Provided material -
+ + + + + + +

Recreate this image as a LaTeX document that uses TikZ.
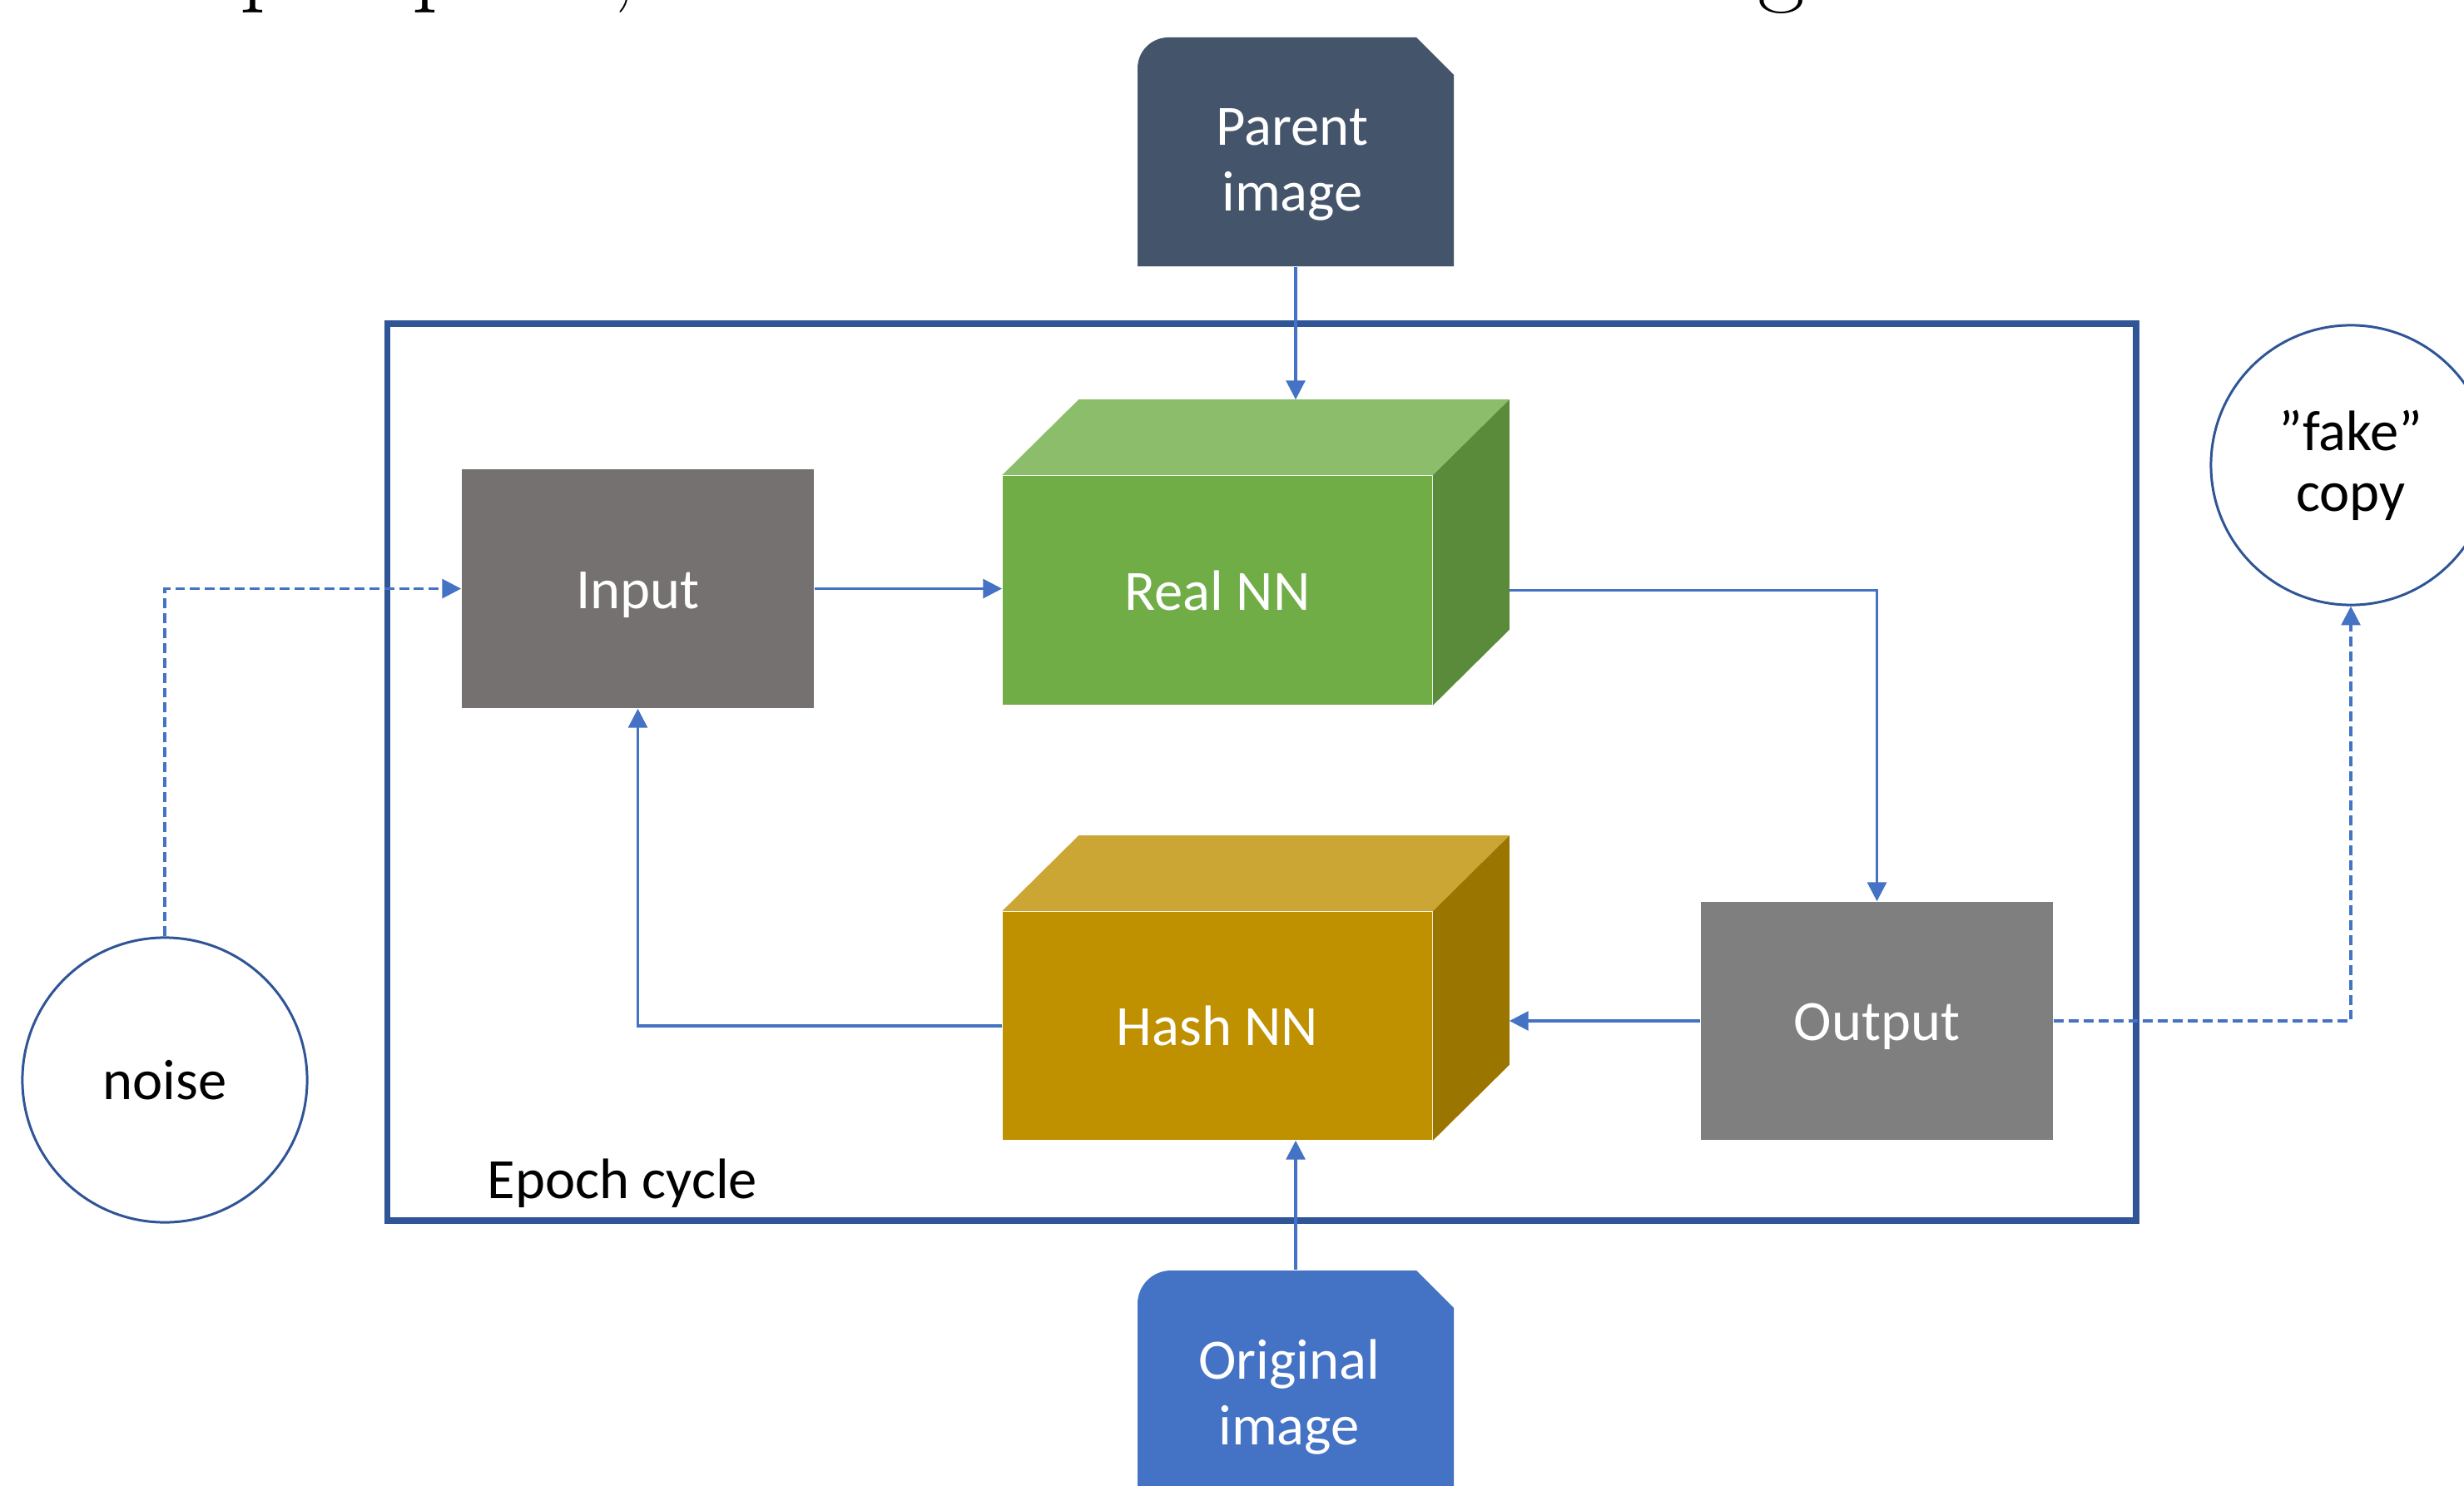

+ + + + + + +

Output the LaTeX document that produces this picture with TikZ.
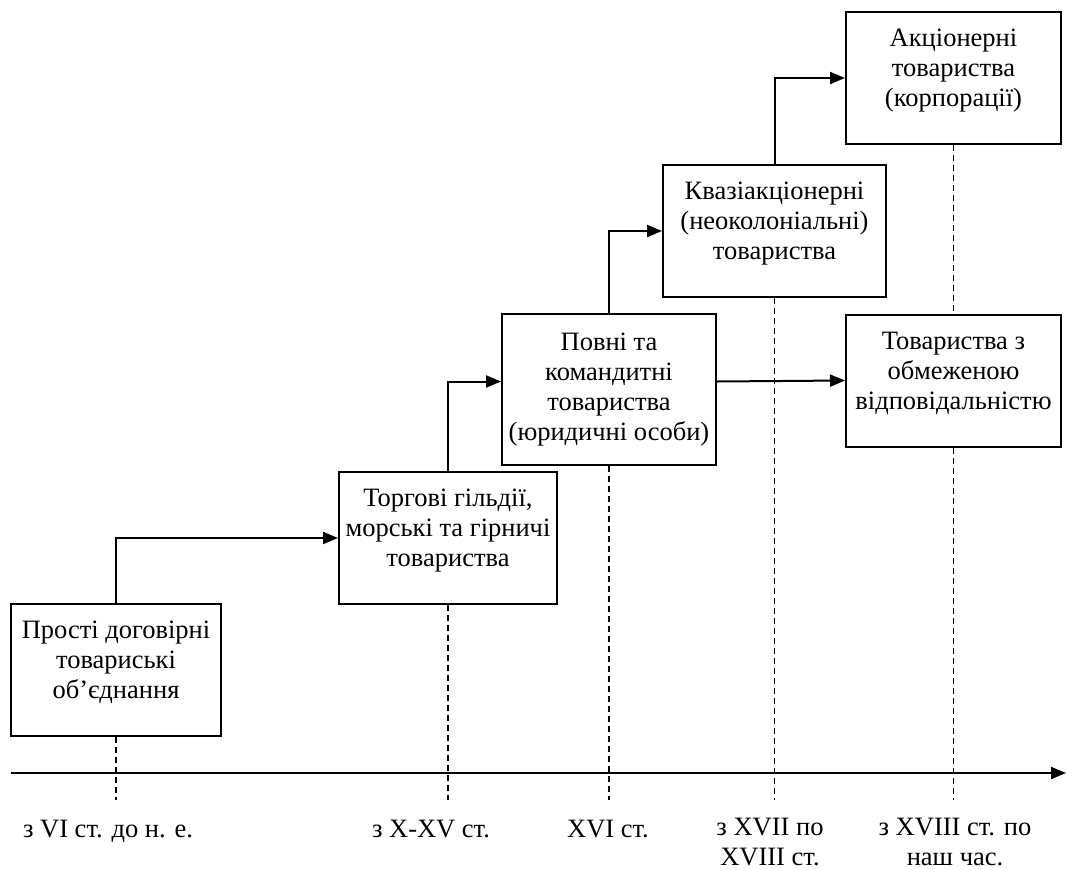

+ + + + + + +

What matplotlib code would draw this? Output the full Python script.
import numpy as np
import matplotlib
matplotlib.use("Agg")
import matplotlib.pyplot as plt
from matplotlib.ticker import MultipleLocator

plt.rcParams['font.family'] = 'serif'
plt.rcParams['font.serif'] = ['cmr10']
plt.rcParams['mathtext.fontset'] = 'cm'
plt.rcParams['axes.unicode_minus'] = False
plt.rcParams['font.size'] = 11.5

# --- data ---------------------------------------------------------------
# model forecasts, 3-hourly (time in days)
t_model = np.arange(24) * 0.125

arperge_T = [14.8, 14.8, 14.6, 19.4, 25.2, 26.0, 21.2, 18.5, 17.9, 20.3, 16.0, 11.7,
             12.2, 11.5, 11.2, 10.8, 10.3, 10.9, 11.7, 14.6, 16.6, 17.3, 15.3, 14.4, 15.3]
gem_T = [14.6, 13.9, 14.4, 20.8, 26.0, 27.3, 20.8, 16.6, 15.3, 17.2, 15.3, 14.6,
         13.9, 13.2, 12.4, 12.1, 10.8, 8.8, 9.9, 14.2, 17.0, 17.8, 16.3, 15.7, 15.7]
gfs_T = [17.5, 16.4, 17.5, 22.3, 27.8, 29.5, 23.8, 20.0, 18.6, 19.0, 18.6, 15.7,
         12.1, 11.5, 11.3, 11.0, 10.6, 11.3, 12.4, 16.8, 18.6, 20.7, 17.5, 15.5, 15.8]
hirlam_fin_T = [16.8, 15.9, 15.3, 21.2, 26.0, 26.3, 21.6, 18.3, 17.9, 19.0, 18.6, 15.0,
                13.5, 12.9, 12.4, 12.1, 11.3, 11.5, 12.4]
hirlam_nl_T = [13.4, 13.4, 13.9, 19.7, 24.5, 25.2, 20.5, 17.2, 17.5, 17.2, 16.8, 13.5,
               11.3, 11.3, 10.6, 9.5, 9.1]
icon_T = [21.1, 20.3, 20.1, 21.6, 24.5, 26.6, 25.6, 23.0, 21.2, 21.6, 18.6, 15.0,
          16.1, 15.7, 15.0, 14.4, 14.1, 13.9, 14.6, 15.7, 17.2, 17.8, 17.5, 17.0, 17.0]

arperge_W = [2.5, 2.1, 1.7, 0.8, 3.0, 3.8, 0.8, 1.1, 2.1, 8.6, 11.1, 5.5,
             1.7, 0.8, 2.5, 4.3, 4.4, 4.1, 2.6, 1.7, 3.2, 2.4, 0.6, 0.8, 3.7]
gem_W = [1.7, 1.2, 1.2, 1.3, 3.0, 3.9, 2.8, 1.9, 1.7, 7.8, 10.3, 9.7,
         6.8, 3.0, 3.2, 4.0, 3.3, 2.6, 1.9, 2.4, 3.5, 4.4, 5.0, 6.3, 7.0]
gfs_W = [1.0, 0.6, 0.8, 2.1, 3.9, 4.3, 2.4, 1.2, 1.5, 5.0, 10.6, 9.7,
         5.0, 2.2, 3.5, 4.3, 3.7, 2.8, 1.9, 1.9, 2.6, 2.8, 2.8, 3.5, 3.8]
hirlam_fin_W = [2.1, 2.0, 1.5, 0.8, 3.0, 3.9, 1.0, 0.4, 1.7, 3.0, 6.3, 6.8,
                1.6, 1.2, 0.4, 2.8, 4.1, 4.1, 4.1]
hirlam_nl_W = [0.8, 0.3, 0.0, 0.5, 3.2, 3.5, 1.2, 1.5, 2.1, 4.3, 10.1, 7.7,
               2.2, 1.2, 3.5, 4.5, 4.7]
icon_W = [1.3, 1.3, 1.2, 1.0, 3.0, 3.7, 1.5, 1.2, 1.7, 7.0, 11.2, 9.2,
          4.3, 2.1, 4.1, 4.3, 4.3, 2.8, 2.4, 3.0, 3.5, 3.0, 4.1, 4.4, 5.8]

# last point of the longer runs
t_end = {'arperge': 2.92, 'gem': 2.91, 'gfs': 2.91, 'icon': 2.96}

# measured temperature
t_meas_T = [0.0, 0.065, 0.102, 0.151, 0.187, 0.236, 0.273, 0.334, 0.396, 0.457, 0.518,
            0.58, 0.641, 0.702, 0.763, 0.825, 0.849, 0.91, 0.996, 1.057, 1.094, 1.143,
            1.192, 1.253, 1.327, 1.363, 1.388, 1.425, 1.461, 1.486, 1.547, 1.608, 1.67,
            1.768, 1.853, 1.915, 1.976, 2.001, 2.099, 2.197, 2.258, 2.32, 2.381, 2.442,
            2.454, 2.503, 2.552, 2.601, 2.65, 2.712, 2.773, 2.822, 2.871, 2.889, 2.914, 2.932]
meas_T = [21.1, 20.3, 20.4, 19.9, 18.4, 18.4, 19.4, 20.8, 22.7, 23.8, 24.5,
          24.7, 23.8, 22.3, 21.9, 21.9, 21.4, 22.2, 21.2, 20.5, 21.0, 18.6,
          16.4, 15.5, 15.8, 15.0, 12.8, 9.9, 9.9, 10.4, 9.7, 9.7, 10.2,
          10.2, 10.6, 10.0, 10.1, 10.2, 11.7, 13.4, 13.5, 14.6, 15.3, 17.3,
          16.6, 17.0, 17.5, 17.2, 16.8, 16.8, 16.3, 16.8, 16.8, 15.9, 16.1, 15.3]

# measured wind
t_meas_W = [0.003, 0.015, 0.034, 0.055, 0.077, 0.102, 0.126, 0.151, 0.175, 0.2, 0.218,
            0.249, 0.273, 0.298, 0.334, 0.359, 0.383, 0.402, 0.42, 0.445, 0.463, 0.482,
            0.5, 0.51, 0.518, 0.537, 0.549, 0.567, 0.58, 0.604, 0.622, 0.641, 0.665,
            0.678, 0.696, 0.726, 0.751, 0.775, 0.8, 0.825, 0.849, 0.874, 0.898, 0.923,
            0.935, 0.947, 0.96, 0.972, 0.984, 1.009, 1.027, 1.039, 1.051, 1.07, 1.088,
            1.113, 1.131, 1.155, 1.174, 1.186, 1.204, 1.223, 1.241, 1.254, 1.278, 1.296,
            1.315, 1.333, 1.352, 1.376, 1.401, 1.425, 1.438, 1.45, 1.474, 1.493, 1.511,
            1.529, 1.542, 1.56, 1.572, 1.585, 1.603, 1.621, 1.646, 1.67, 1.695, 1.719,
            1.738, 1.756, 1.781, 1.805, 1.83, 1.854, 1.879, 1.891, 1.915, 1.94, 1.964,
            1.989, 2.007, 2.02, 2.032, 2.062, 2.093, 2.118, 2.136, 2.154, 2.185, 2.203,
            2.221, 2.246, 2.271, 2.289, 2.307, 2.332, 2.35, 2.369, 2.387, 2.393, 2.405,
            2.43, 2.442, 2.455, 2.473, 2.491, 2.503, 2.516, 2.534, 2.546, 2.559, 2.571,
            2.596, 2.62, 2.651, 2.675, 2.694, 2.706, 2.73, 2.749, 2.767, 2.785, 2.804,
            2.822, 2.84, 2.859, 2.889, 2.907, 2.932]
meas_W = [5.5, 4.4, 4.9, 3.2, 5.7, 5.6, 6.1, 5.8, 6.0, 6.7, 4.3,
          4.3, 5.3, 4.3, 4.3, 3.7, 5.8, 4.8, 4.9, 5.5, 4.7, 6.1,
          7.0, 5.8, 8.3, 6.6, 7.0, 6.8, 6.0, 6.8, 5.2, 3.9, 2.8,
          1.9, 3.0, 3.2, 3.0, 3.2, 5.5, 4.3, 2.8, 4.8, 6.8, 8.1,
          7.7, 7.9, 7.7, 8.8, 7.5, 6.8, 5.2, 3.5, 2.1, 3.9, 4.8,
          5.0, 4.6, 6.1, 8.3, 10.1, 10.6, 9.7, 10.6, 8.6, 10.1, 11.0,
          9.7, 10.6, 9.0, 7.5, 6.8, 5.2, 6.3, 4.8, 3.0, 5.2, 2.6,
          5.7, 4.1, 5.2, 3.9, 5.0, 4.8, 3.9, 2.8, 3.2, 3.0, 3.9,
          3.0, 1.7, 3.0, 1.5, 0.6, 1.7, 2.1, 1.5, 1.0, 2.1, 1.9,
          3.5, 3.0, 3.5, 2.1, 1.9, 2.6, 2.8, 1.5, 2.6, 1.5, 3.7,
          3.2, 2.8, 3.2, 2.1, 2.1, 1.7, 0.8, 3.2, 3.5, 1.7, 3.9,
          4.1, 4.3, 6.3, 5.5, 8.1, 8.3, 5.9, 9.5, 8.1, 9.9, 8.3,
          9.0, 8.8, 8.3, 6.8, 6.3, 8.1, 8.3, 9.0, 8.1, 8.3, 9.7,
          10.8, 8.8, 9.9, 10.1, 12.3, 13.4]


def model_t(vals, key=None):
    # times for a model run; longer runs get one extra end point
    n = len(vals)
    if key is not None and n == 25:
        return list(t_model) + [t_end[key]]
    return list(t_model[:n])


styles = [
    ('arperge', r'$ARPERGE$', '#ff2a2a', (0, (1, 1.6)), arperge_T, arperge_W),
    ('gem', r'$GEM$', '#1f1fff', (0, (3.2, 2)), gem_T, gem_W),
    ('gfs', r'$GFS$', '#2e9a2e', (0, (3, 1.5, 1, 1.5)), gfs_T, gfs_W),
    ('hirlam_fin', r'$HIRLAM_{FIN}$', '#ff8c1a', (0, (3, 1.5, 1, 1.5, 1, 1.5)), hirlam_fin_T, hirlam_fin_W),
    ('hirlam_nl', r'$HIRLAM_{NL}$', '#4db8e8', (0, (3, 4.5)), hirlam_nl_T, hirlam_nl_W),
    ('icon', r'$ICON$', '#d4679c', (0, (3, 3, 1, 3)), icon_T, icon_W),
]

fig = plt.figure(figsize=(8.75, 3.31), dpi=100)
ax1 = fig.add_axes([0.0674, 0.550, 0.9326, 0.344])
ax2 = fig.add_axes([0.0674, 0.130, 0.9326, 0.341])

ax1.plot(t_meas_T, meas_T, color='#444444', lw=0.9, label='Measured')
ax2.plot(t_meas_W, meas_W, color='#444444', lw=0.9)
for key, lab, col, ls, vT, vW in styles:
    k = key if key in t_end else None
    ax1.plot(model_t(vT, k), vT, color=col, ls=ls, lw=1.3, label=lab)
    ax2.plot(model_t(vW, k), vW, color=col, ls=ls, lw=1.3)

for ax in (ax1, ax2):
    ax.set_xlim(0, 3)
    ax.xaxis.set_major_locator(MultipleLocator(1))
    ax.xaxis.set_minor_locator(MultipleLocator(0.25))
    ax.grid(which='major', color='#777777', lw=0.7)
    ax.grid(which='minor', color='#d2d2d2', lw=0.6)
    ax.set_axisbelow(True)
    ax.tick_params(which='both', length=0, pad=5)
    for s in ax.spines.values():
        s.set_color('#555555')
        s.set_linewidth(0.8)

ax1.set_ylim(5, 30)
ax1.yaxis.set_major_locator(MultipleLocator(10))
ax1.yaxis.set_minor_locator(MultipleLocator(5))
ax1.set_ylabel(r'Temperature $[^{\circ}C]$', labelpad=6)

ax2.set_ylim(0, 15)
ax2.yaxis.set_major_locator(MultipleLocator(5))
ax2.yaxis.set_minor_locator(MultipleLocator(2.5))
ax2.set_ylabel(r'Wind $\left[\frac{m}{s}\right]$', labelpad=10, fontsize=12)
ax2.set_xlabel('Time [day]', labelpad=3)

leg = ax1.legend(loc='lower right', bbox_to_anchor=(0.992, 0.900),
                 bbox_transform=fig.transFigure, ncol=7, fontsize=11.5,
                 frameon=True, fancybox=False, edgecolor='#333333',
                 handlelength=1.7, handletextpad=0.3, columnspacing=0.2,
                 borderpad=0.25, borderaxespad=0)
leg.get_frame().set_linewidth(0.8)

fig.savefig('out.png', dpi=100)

+ + + + + + +

Task statement -
Give again the run of lines that opens at the line with "What matplotlib code" and closes at the line with "t_model = np.arange(24) * 0.125", exactly, and only that run.

Output of the task -
What matplotlib code would draw this? Output the full Python script.
import numpy as np
import matplotlib
matplotlib.use("Agg")
import matplotlib.pyplot as plt
from matplotlib.ticker import MultipleLocator

plt.rcParams['font.family'] = 'serif'
plt.rcParams['font.serif'] = ['cmr10']
plt.rcParams['mathtext.fontset'] = 'cm'
plt.rcParams['axes.unicode_minus'] = False
plt.rcParams['font.size'] = 11.5

# --- data ---------------------------------------------------------------
# model forecasts, 3-hourly (time in days)
t_model = np.arange(24) * 0.125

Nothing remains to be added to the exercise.